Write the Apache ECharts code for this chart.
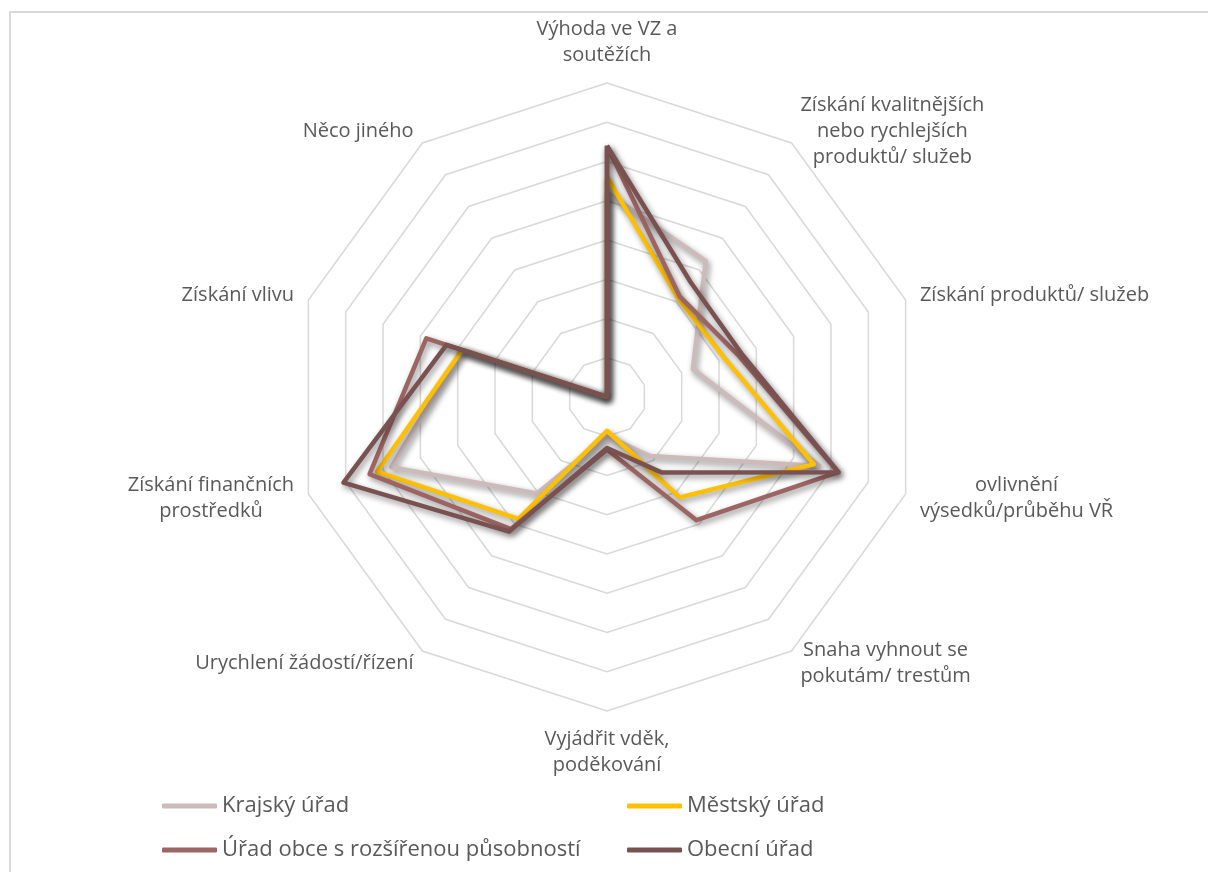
<!DOCTYPE html>
<html>
<head>
<meta charset="utf-8">
<script src="https://cdn.jsdelivr.net/npm/echarts@6/dist/echarts.min.js"></script>
<style>
  html, body { margin: 0; padding: 0; background: #fff; }
  #chart { width: 1208px; height: 872px; }
</style>
</head>
<body>
<div id="chart"></div>
<script>
// axis names, clockwise from the top
const categories = [
  'Výhoda ve VZ a\nsoutěžích',
  'Získání kvalitnějších\nnebo rychlejších\nproduktů/ služeb',
  'Získání produktů/ služeb',
  'ovlivnění\nvýsedků/průběhu VŘ',
  'Snaha vyhnout se\npokutám/ trestům',
  'Vyjádřit vděk,\npoděkování',
  'Urychlení žádostí/řízení',
  'Získání finančních\nprostředků',
  'Získání vlivu',
  'Něco jiného'
]

const seriesNames = [
  'Krajský úřad',
  'Městský úřad',
  'Úřad obce s rozšířenou působností',
  'Obecní úřad'
]

// values in %, same order as categories
const krajsky = [26, 21.4, 11.5, 28.4, 9.3, 5, 15.2, 28.9, 19.4, 0]
const mestsky = [28, 15.5, 15.8, 27.7, 15.8, 4.3, 19.2, 30.8, 19.4, 0]
const orp = [32, 15.8, 17.5, 31, 19.4, 6.7, 20.8, 31.8, 24.2, 0]
const obecni = [32, 18.1, 18, 31, 11.9, 6.5, 21.2, 35.3, 21.5, 0]

const maxValue = 40
const splitCount = 8

const colors = ['#CDBABA', '#FFC000', '#9C6462', '#7A5151']

// echarts places indicators counter-clockwise, so flip the order after the first one
const ccw = (arr) => [arr[0]].concat(arr.slice(1).reverse())

const textColor = '#595959'
const fontFamily = '"Open Sans", "DejaVu Sans", sans-serif'

const chart = echarts.init(document.getElementById('chart'))

const allValues = [krajsky, mestsky, orp, obecni]

const legends = [
  { left: 157, top: 790 },
  { left: 622, top: 790 },
  { left: 157, top: 834 },
  { left: 622, top: 834 }
].map((pos, i) => ({
  left: pos.left,
  top: pos.top,
  data: [seriesNames[i]],
  icon: 'roundRect',
  itemWidth: 55,
  itemHeight: 5,
  textStyle: { color: textColor, fontSize: 22, fontFamily: fontFamily },
  selectedMode: false
}))

const option = {
  backgroundColor: '#fff',
  animation: false,
  graphic: [
    {
      type: 'rect',
      shape: { x: 10, y: 12, width: 1240, height: 900 },
      style: { fill: 'none', stroke: '#D9D9D9', lineWidth: 2 },
      silent: true
    }
  ],
  legend: legends,
  radar: {
    center: [607, 397],
    radius: 314,
    startAngle: 90,
    splitNumber: splitCount,
    shape: 'polygon',
    nameGap: 15,
    axisName: {
      color: textColor,
      fontSize: 20,
      lineHeight: 26,
      fontFamily: fontFamily,
      // center every line inside the label block, like the original
      formatter: (name) => name.split('\n').map((s) => '{c|' + s + '}').join('\n'),
      rich: {
        c: {
          align: 'center',
          color: textColor,
          fontSize: 20,
          lineHeight: 26,
          fontFamily: fontFamily
        }
      }
    },
    axisLine: { show: false },
    axisTick: { show: false },
    axisLabel: { show: false },
    splitArea: { show: false },
    splitLine: {
      lineStyle: { color: '#D9D9D9', width: 1.5 }
    },
    indicator: ccw(categories).map((name) => ({ name: name, min: 0, max: maxValue }))
  },
  series: allValues.map((vals, i) => ({
    name: seriesNames[i],
    type: 'radar',
    symbol: 'none',
    z: 2 + i,
    itemStyle: { color: colors[i] },
    lineStyle: {
      color: colors[i],
      width: 4.5,
      shadowColor: 'rgba(0, 0, 0, 0.45)',
      shadowBlur: 6,
      shadowOffsetX: 2,
      shadowOffsetY: 3
    },
    data: [{ name: seriesNames[i], value: ccw(vals) }]
  }))
}

chart.setOption(option)
</script>
</body>
</html>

........

Reproduce every line above as written, skipping pictures.

## RESPONSE TO THIS EXERCISE
Write the Apache ECharts code for this chart.
<!DOCTYPE html>
<html>
<head>
<meta charset="utf-8">
<script src="https://cdn.jsdelivr.net/npm/echarts@6/dist/echarts.min.js"></script>
<style>
  html, body { margin: 0; padding: 0; background: #fff; }
  #chart { width: 1208px; height: 872px; }
</style>
</head>
<body>
<div id="chart"></div>
<script>
// axis names, clockwise from the top
const categories = [
  'Výhoda ve VZ a\nsoutěžích',
  'Získání kvalitnějších\nnebo rychlejších\nproduktů/ služeb',
  'Získání produktů/ služeb',
  'ovlivnění\nvýsedků/průběhu VŘ',
  'Snaha vyhnout se\npokutám/ trestům',
  'Vyjádřit vděk,\npoděkování',
  'Urychlení žádostí/řízení',
  'Získání finančních\nprostředků',
  'Získání vlivu',
  'Něco jiného'
]

const seriesNames = [
  'Krajský úřad',
  'Městský úřad',
  'Úřad obce s rozšířenou působností',
  'Obecní úřad'
]

// values in %, same order as categories
const krajsky = [26, 21.4, 11.5, 28.4, 9.3, 5, 15.2, 28.9, 19.4, 0]
const mestsky = [28, 15.5, 15.8, 27.7, 15.8, 4.3, 19.2, 30.8, 19.4, 0]
const orp = [32, 15.8, 17.5, 31, 19.4, 6.7, 20.8, 31.8, 24.2, 0]
const obecni = [32, 18.1, 18, 31, 11.9, 6.5, 21.2, 35.3, 21.5, 0]

const maxValue = 40
const splitCount = 8

const colors = ['#CDBABA', '#FFC000', '#9C6462', '#7A5151']

// echarts places indicators counter-clockwise, so flip the order after the first one
const ccw = (arr) => [arr[0]].concat(arr.slice(1).reverse())

const textColor = '#595959'
const fontFamily = '"Open Sans", "DejaVu Sans", sans-serif'

const chart = echarts.init(document.getElementById('chart'))

const allValues = [krajsky, mestsky, orp, obecni]

const legends = [
  { left: 157, top: 790 },
  { left: 622, top: 790 },
  { left: 157, top: 834 },
  { left: 622, top: 834 }
].map((pos, i) => ({
  left: pos.left,
  top: pos.top,
  data: [seriesNames[i]],
  icon: 'roundRect',
  itemWidth: 55,
  itemHeight: 5,
  textStyle: { color: textColor, fontSize: 22, fontFamily: fontFamily },
  selectedMode: false
}))

const option = {
  backgroundColor: '#fff',
  animation: false,
  graphic: [
    {
      type: 'rect',
      shape: { x: 10, y: 12, width: 1240, height: 900 },
      style: { fill: 'none', stroke: '#D9D9D9', lineWidth: 2 },
      silent: true
    }
  ],
  legend: legends,
  radar: {
    center: [607, 397],
    radius: 314,
    startAngle: 90,
    splitNumber: splitCount,
    shape: 'polygon',
    nameGap: 15,
    axisName: {
      color: textColor,
      fontSize: 20,
      lineHeight: 26,
      fontFamily: fontFamily,
      // center every line inside the label block, like the original
      formatter: (name) => name.split('\n').map((s) => '{c|' + s + '}').join('\n'),
      rich: {
        c: {
          align: 'center',
          color: textColor,
          fontSize: 20,
          lineHeight: 26,
          fontFamily: fontFamily
        }
      }
    },
    axisLine: { show: false },
    axisTick: { show: false },
    axisLabel: { show: false },
    splitArea: { show: false },
    splitLine: {
      lineStyle: { color: '#D9D9D9', width: 1.5 }
    },
    indicator: ccw(categories).map((name) => ({ name: name, min: 0, max: maxValue }))
  },
  series: allValues.map((vals, i) => ({
    name: seriesNames[i],
    type: 'radar',
    symbol: 'none',
    z: 2 + i,
    itemStyle: { color: colors[i] },
    lineStyle: {
      color: colors[i],
      width: 4.5,
      shadowColor: 'rgba(0, 0, 0, 0.45)',
      shadowBlur: 6,
      shadowOffsetX: 2,
      shadowOffsetY: 3
    },
    data: [{ name: seriesNames[i], value: ccw(vals) }]
  }))
}

chart.setOption(option)
</script>
</body>
</html>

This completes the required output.